PROBLEM STATEMENT: Nothing outside the range from the line with "Generate a Python" to the line with "5.0, 5.5, 6.0]" belongs in the copy, and no pictures do either; repeat that range exactly.
** start RAW RECORDS **
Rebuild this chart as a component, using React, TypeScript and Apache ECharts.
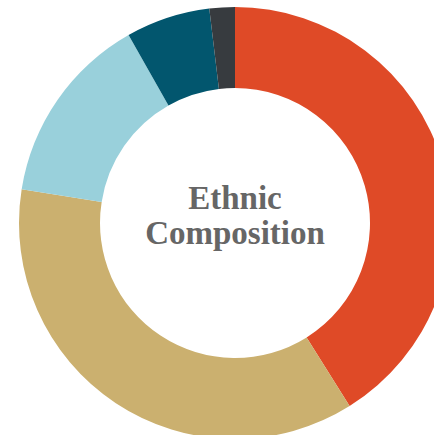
import React, { useEffect, useRef } from "react";
import * as echarts from "echarts";

const categories = ["Group A", "Group B", "Group C", "Group D", "Group E"];
const values = [41.1, 36.4, 14.3, 6.3, 1.9];
const colors = ["#DF4A27", "#CBB06F", "#99D0DB", "#02566E", "#373B3F"];
const centerTitle = "Ethnic\nComposition";

export default function App() {
  const ref = useRef<HTMLDivElement>(null);
  useEffect(() => {
    document.body.style.margin = "0";
    if (!ref.current) return;
    const chart = echarts.init(ref.current, null, { renderer: "svg" });
    chart.setOption({
      animation: false,
      backgroundColor: "#ffffff",
      graphic: [
        {
          type: "text",
          x: 235,
          y: 215,
          style: {
            text: centerTitle,
            fill: "#666666",
            font: "bold 33px 'Liberation Serif', serif",
            align: "center",
            verticalAlign: "middle",
            lineHeight: 35,
          },
        },
      ],
      series: [
        {
          type: "pie",
          center: [235, 223],
          radius: [135, 216],
          startAngle: 90,
          clockwise: true,
          label: { show: false },
          labelLine: { show: false },
          emphasis: { disabled: true },
          itemStyle: { borderWidth: 0 },
          data: categories.map((name, i) => ({
            name,
            value: values[i],
            itemStyle: { color: colors[i] },
          })),
        },
      ],
    });
    return () => chart.dispose();
  }, []);
  return <div ref={ref} style={{ width: 434, height: 435 }} />;
}
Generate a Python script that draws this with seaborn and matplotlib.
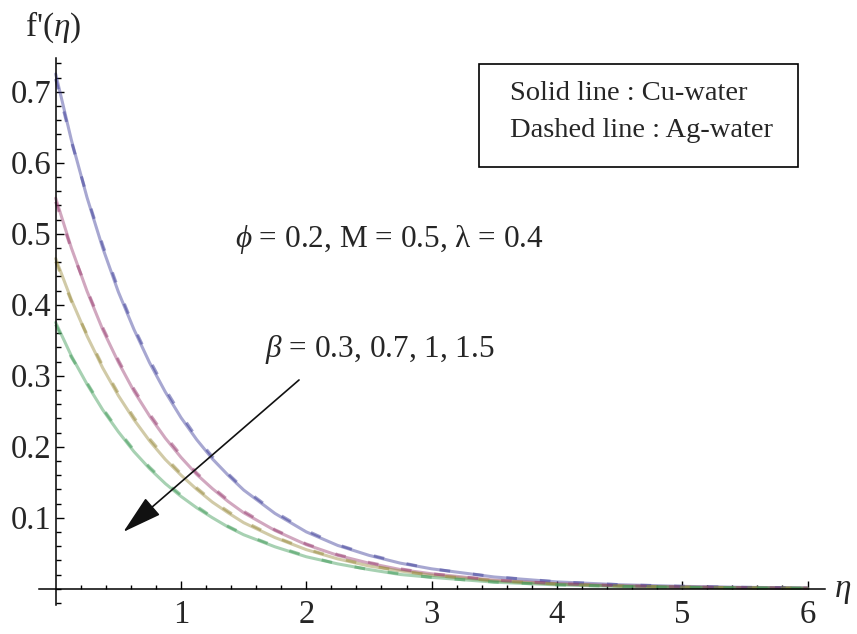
import numpy as np
import pandas as pd
import seaborn as sns
import matplotlib.pyplot as plt
from matplotlib.patches import Rectangle

# similarity variable
eta = [0.0, 0.125, 0.25, 0.375, 0.5, 0.625, 0.75, 0.875, 1.0, 1.125, 1.25, 1.375,
       1.5, 1.75, 2.0, 2.25, 2.5, 2.75, 3.0, 3.5, 4.0, 4.5, 5.0, 5.5, 6.0]

# f'(eta) for beta = 0.3, 0.7, 1, 1.5 -- Cu-water (solid)
cu_b03 = [0.725, 0.632, 0.551, 0.480, 0.418, 0.365, 0.318, 0.277, 0.241, 0.210,
          0.183, 0.160, 0.139, 0.106, 0.080, 0.061, 0.047, 0.036, 0.028,
          0.0165, 0.0096, 0.0056, 0.0033, 0.0019, 0.0011]
cu_b07 = [0.550, 0.480, 0.419, 0.365, 0.319, 0.278, 0.243, 0.212, 0.185, 0.161,
          0.141, 0.123, 0.107, 0.082, 0.062, 0.047, 0.036, 0.027, 0.021,
          0.012, 0.0070, 0.0041, 0.0024, 0.0014, 0.0008]
cu_b10 = [0.465, 0.407, 0.356, 0.311, 0.272, 0.238, 0.208, 0.182, 0.160, 0.140,
          0.122, 0.107, 0.093, 0.072, 0.055, 0.042, 0.032, 0.025, 0.019,
          0.011, 0.0064, 0.0038, 0.0022, 0.0013, 0.0007]
cu_b15 = [0.375, 0.328, 0.288, 0.252, 0.221, 0.193, 0.169, 0.148, 0.130, 0.114,
          0.100, 0.087, 0.076, 0.059, 0.045, 0.035, 0.027, 0.020, 0.016,
          0.0092, 0.0054, 0.0032, 0.0019, 0.0011, 0.0006]

# f'(eta) for the same beta values -- Ag-water (dashed)
ag_b03 = [0.718, 0.630, 0.553, 0.484, 0.422, 0.368, 0.322, 0.281, 0.245, 0.213,
          0.186, 0.162, 0.141, 0.108, 0.082, 0.062, 0.048, 0.037, 0.028,
          0.0168, 0.0098, 0.0057, 0.0034, 0.0019, 0.0011]
ag_b07 = [0.545, 0.478, 0.421, 0.368, 0.322, 0.281, 0.246, 0.215, 0.188, 0.163,
          0.143, 0.125, 0.109, 0.083, 0.063, 0.048, 0.037, 0.028, 0.021,
          0.0123, 0.0072, 0.0042, 0.0024, 0.0014, 0.0008]
ag_b10 = [0.461, 0.405, 0.358, 0.314, 0.275, 0.241, 0.211, 0.185, 0.162, 0.142,
          0.124, 0.109, 0.095, 0.073, 0.056, 0.043, 0.033, 0.025, 0.019,
          0.0113, 0.0066, 0.0039, 0.0023, 0.0013, 0.0007]
ag_b15 = [0.372, 0.326, 0.290, 0.254, 0.223, 0.195, 0.171, 0.150, 0.132, 0.116,
          0.101, 0.088, 0.077, 0.060, 0.046, 0.035, 0.027, 0.021, 0.016,
          0.0094, 0.0055, 0.0032, 0.0019, 0.0011, 0.0006]

beta_labels = ["0.3", "0.7", "1", "1.5"]
curve_colors = [(0.24, 0.24, 0.6), (0.6, 0.24, 0.443), (0.6, 0.547, 0.24), (0.24, 0.6, 0.337)]

x_ticks = [1, 2, 3, 4, 5, 6]
y_ticks = [0.1, 0.2, 0.3, 0.4, 0.5, 0.6, 0.7]

sns.set_style("white")
plt.rcParams["font.family"] = ["Liberation Serif", "DejaVu Serif"]
plt.rcParams["mathtext.fontset"] = "custom"
plt.rcParams["mathtext.rm"] = "Liberation Serif"
plt.rcParams["mathtext.it"] = "Liberation Serif:italic"

W, H = 857, 634
fig = plt.figure(figsize=(W / 100, H / 100), dpi=100)
ax = fig.add_axes([0, 0, 1, 1])
ax.set_facecolor("white")

# data <-> pixel layout: eta=0 at x=55.7 px, 125.3 px per unit; f'=0 at y=588.7 px, 710 px per unit
x0_px, x_scale = 55.7, 125.3
y0_px, y_scale = 588.7, 710.0
ax.set_xlim(-x0_px / x_scale, (W - x0_px) / x_scale)
ax.set_ylim(-(H - y0_px) / y_scale, y0_px / y_scale)

solid = [cu_b03, cu_b07, cu_b10, cu_b15]
dashed = [ag_b03, ag_b07, ag_b10, ag_b15]

for vals, col in zip(solid, curve_colors):
    sns.lineplot(x=eta, y=vals, color=col, alpha=0.45, lw=2.2, ax=ax)
for vals, col in zip(dashed, curve_colors):
    sns.lineplot(x=eta, y=vals, color=col, alpha=0.5, lw=2.2, ax=ax)
    ax.lines[-1].set_dashes((3.5, 7.5))

# axes crossing at the origin
for s in ["top", "right"]:
    ax.spines[s].set_visible(False)
ax.spines["left"].set_position(("data", 0))
ax.spines["bottom"].set_position(("data", 0))
ax.spines["left"].set_bounds(-0.023, 0.747)
ax.spines["bottom"].set_bounds(-0.13, 6.14)
for s in ["left", "bottom"]:
    ax.spines[s].set_color("black")
    ax.spines[s].set_linewidth(1.1)

ax.set_xticks(x_ticks)
ax.set_xticklabels([str(t) for t in x_ticks])
ax.set_xticks(np.round(np.arange(0.2, 6.01, 0.2), 2), minor=True)
ax.set_yticks(y_ticks)
ax.set_yticklabels([f"{t:.1f}" for t in y_ticks])
ax.set_yticks(np.round(np.arange(-0.02, 0.741, 0.02), 2), minor=True)

ax.tick_params(axis="both", which="both", direction="in", color="black", width=1.0,
               bottom=True, left=True, top=False, right=False)
ax.tick_params(axis="x", which="major", length=6, labelsize=23.5, pad=8)
ax.tick_params(axis="x", which="minor", length=3.2)
ax.tick_params(axis="y", which="major", length=6, labelsize=23.5, pad=3)
ax.tick_params(axis="y", which="minor", length=3.5)
ax.set_xlabel("")
ax.set_ylabel("")

def fx(px):
    return px / W

def fy(py):
    return 1 - py / H

# axis titles
fig.text(fx(25), fy(36), "f'($\\eta$)", fontsize=24, va="baseline", ha="left")
fig.text(fx(834), fy(597), "$\\eta$", fontsize=24, va="baseline", ha="left")

# parameter annotations
fig.text(fx(235), fy(247), "$\\phi$ = 0.2, M = 0.5, λ = 0.4", fontsize=22.5, va="baseline", ha="left")
fig.text(fx(265), fy(357), "$\\beta$ = " + ", ".join(beta_labels), fontsize=22.5, va="baseline", ha="left")

# direction of increasing beta
ax.annotate("", xy=(0.54, 0.080), xytext=(1.942, 0.294),
            arrowprops=dict(arrowstyle="-|>,head_length=1.0,head_width=0.28",
                            color="#111111", lw=1.2, mutation_scale=25,
                            shrinkA=0, shrinkB=0))

# line-style key
fig.add_artist(Rectangle((fx(479), fy(167)), fx(798) - fx(479), fy(64) - fy(167),
                         transform=fig.transFigure, fill=False, edgecolor="black", lw=1.2))
fig.text(fx(510), fy(100), "Solid line : Cu-water", fontsize=20.5, va="baseline", ha="left")
fig.text(fx(510), fy(137), "Dashed line : Ag-water", fontsize=20.5, va="baseline", ha="left")

fig.savefig("out.png", dpi=100, facecolor="white")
** end RAW RECORDS **
RESULT FOR THIS TASK:
Generate a Python script that draws this with seaborn and matplotlib.
import numpy as np
import pandas as pd
import seaborn as sns
import matplotlib.pyplot as plt
from matplotlib.patches import Rectangle

# similarity variable
eta = [0.0, 0.125, 0.25, 0.375, 0.5, 0.625, 0.75, 0.875, 1.0, 1.125, 1.25, 1.375,
       1.5, 1.75, 2.0, 2.25, 2.5, 2.75, 3.0, 3.5, 4.0, 4.5, 5.0, 5.5, 6.0]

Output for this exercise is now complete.